The only reason he was given that opportunity was that the network was almost failing a year after it was born. People were getting tired of Hall and Oates and Duran Duran, and his record company threatened to pull all their other acts if they didn’t play Michael Jackson’s videos. After that he was the most popular, highest rating, most widely sought-after act in the world, and opened the door for all the other acts that followed. 

Then it happened again at end of decade—they didn’t want to embrace rap or hip hop. Someone [Fab 5 Freddy] begged and pleaded to give him a half an hour at like 2am on Saturday or Sunday, and it was Yo!
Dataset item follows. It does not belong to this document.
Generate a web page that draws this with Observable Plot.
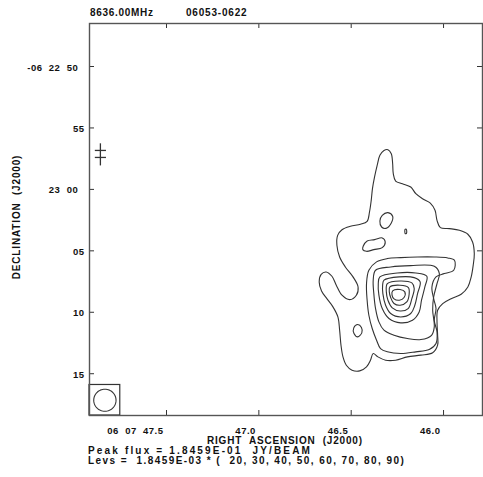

MTV Raps, and that again became a whole other rebirth of the network, He insisted it have a journalistic slant, and he’d go to Brooklyn and LA and the Bay Area and talk to people about what was happening there, but again he had to kick the door down.

That was surprising to me. I take all that for granted having grown up watching Yo! MTV Raps and Snoop Dog and Dr. Dre those were all people who populated my childhood, but I had no idea that had to fight so hard to be recognized.

48H How do you see now the impact MTV had?

KI: In my mind, there’s a throughline you can kind of draw that starts with Andy Warhol, whose films influenced a whole generation of filmmakers in art school like Kenneth Anger and Bruce Connor, and all the nonlinear filmmakers that influenced the filmmakers making music videos for MTV in the beginning. That throughline continues with the voyeuristic reality television slant that MTV took in the ’90s, and we kind of appropriated that into social media. We have our own 15 minutes of fame now, and we kind of make our own following online. We just live in Andy’s world now.

‘Public Enemy’ by Kelly Inouye

48H Why do you like painting with watercolors?

KI I have a lot of different reasons. I’m forced to focus with it 100 percent. When I’m painting with this wet-on-wet technique, I’m using tons of water and if not focused, I get results I’m not happy with or stray marks. Watercolor is very unforgiving—if you mess up you have to start over. You can’t cover anything up.

I also like it conceptually because it’s mostly known as kind of a hobbyist material like Sunday painters paint in watercolors. It’s not a serious medium, necessarily, even though it’s really difficult. Especially these large paintings are really hard to make. I feel a huge sense of accomplishment when I finish a large piece like that. It’s this process of drafts and studies and testing pigments.

When it’s successful, it’s a real high. It’s almost like I climbed a mountain or something. Also, watercolor is a lot of people’s first experience with art. Because of that, it has a tug-at-the-heartstrings quality. People can relate to it—they have experience with it they might not have with acrylic or oils. It’s been decades that I’ve been working with it, and I’m not done with it yet. 

48H Tell us a little about Irving Street Projects

KI In 2015, I started residency program in a storefront in the outer Sunset, way out west, close to the water. It was basically an experimental project space where I awarded the artists several months to flesh out ambitious projects. I really tried to give them freedom and support and gain new audiences and get them press where I could and host events. I tried to take all the good experiences I had had as an artist and put it together.

Things are hard in the art world now in San Francisco, but they also felt hard in 2015. I especially felt like women artists weren’t getting the opportunities they should, so I focused on making the best opportunities I could for people to flesh out their ideas and work in an ambitious way in a relaxed and lovely environment out by the ocean. It kind of became organically this testing ground for projects that were shown at bigger institutions.

Leah Rosenburg was recently at SFMOMA. Cathy Lu has done incredible things. She did her Peach Garden at Irving Street Projects and that got her thinking about concept of gardens. Those things make me so happy that I contributed in some small way to these projects that ended up being seen by so many people and meaningful to so many people.